As the market becomes more selective, trust becomes a larger part of the purchase. Buyers want proper packaging, fast dispatch, accurate condition standards and useful product detail. They want to know whether they are buying a sealed import, a day-one edition or a specific regional version with the features they actually want.

That is where specialist retailers gain ground over generic marketplaces. A broad marketplace may offer volume, but it rarely offers confidence. For physical collectors, confidence is not a luxury. It is the reason to buy.

For a retailer like Throwback Games DE, this is exactly where the future gets interesting. The more complicated physical formats become, the more valuable expertise becomes. Customers do not only need stock. They need clarity.

So, what should buyers expect next?

Expect fewer pointless physical editions and more intentional ones. Expect more imports to fill the gaps left by domestic retail. Expect preorders to matter more for niche and collector-focused titles. And expect format details to become a bigger part of every serious buying decision.

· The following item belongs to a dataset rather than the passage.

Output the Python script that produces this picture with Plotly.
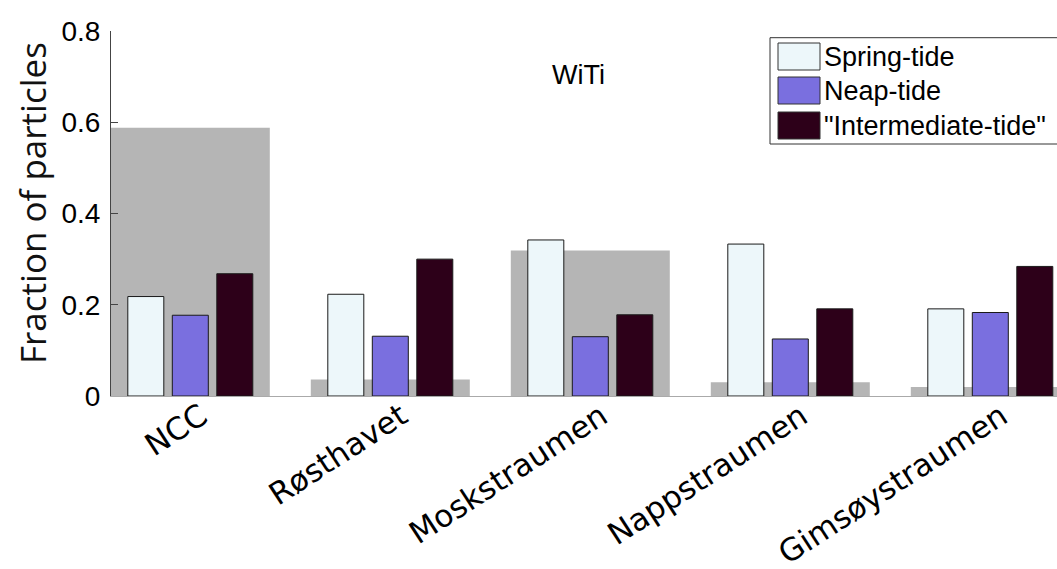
import plotly.graph_objects as go

# ---- data ----
categories = ["NCC", "Røsthavet", "Moskstraumen", "Nappstraumen", "Gimsøystraumen"]
background = [0.588, 0.036, 0.319, 0.030, 0.020]
spring_tide = [0.218, 0.223, 0.342, 0.333, 0.191]
neap_tide = [0.177, 0.131, 0.130, 0.125, 0.183]
intermediate_tide = [0.268, 0.300, 0.178, 0.191, 0.284]
series_names = ["Spring-tide", "Neap-tide", "\"Intermediate-tide\""]
y_ticks = [0, 0.2, 0.4, 0.6, 0.8]
y_ticktext = ["0", "0.2", "0.4", "0.6", "0.8"]

# ---- style ----
W, H = 1057, 569
L, R, T, B = 111, 0, 31, 173
colors = ["#EDF7FA", "#7A6FDF", "#2D0019"]
grey = "#B5B5B5"
x_pos = list(range(1, len(categories) + 1))
bar_w = 0.18
step = 0.2225

fig = go.Figure()
fig.add_trace(go.Bar(x=x_pos, y=background, width=0.795, offset=-0.3975,
                     marker=dict(color=grey, line=dict(width=0)),
                     showlegend=False, name="total"))
series = [spring_tide, neap_tide, intermediate_tide]
for i, (vals, name, col) in enumerate(zip(series, series_names, colors)):
    fig.add_trace(go.Bar(x=x_pos, y=vals, width=bar_w,
                         offset=(i - 1) * step - bar_w / 2,
                         marker=dict(color=col, line=dict(color="#1a1a1a", width=1)),
                         name=name, showlegend=False))

pw = W - L - R
ph = H - T - B


def px(x):
    return (x - L) / pw


def py(y):
    return (H - B - y) / ph


shapes = [dict(type="rect", xref="paper", yref="paper",
               x0=px(770), x1=px(1070), y0=py(144), y1=py(37.7),
               line=dict(color="#333333", width=1), fillcolor="white", layer="above")]
annotations = []
sw_tops = [43, 77, 112]
for i, (name, col) in enumerate(zip(series_names, colors)):
    y0 = sw_tops[i]
    shapes.append(dict(type="rect", xref="paper", yref="paper",
                       x0=px(778), x1=px(820), y0=py(y0 + 27), y1=py(y0),
                       line=dict(color="#333333", width=1), fillcolor=col, layer="above"))
    annotations.append(dict(text=name, xref="paper", yref="paper", x=px(822), y=py(y0 + 13.5),
                            xanchor="left", yanchor="middle", showarrow=False,
                            font=dict(family="Liberation Sans, Arial", size=27, color="black")))

annotations.append(dict(text="WiTi", xref="paper", yref="paper", x=px(578), y=py(75),
                        xanchor="center", yanchor="middle", showarrow=False,
                        font=dict(family="Liberation Sans, Arial", size=27, color="black")))
annotations.append(dict(text="Fraction of particles", xref="paper", yref="paper",
                        x=px(33), y=py(203), textangle=-90,
                        xanchor="center", yanchor="middle", showarrow=False,
                        font=dict(family="Open Sans", size=35, color="#111111")))

fig.update_layout(
    width=W, height=H,
    margin=dict(l=L, r=R, t=T, b=B, pad=0, autoexpand=False),
    paper_bgcolor="white", plot_bgcolor="white",
    barmode="overlay", showlegend=False,
    shapes=shapes, annotations=annotations,
    xaxis=dict(range=[0.6035, 0.6035 + pw / 200], tickvals=x_pos, ticktext=categories,
               tickangle=-33, tickfont=dict(family="DejaVu Sans", size=31, color="black"),
               ticks="", showline=True, linecolor="#AAAAAA", linewidth=1,
               showgrid=False, zeroline=False, automargin=False,
               ticklabelstandoff=-11, ticklabelshift=11),
    yaxis=dict(range=[0, 0.8], tickvals=y_ticks, ticktext=y_ticktext,
               ticks="inside", ticklen=7, tickcolor="#444444",
               tickfont=dict(family="Liberation Sans, Arial", size=28, color="black"),
               showline=True, linecolor="#444444", linewidth=1,
               showgrid=False, zeroline=False, ticklabelstandoff=4, automargin=False),
)

fig.write_html("out.html", config={"displayModeBar": False},
               post_script="document.body.style.margin='0px';document.body.style.overflow='hidden';")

There will still be disappointments. Some franchises will go digital-only. Some physical releases will arrive in compromised forms. Some publishers will treat boxed copies as an afterthought. But the audience for well-made physical games is not disappearing. It is becoming sharper, more knowledgeable and more selective.

That is actually good news for anyone who truly cares about collecting and owning console games. A smaller market can still be a strong one when the demand is real, informed and willing to support the formats that deserve to survive.

The future of physical console games will belong to players who pay attention - to formats, regions, editions and timing. If that sounds familiar, physical is not going anywhere just yet.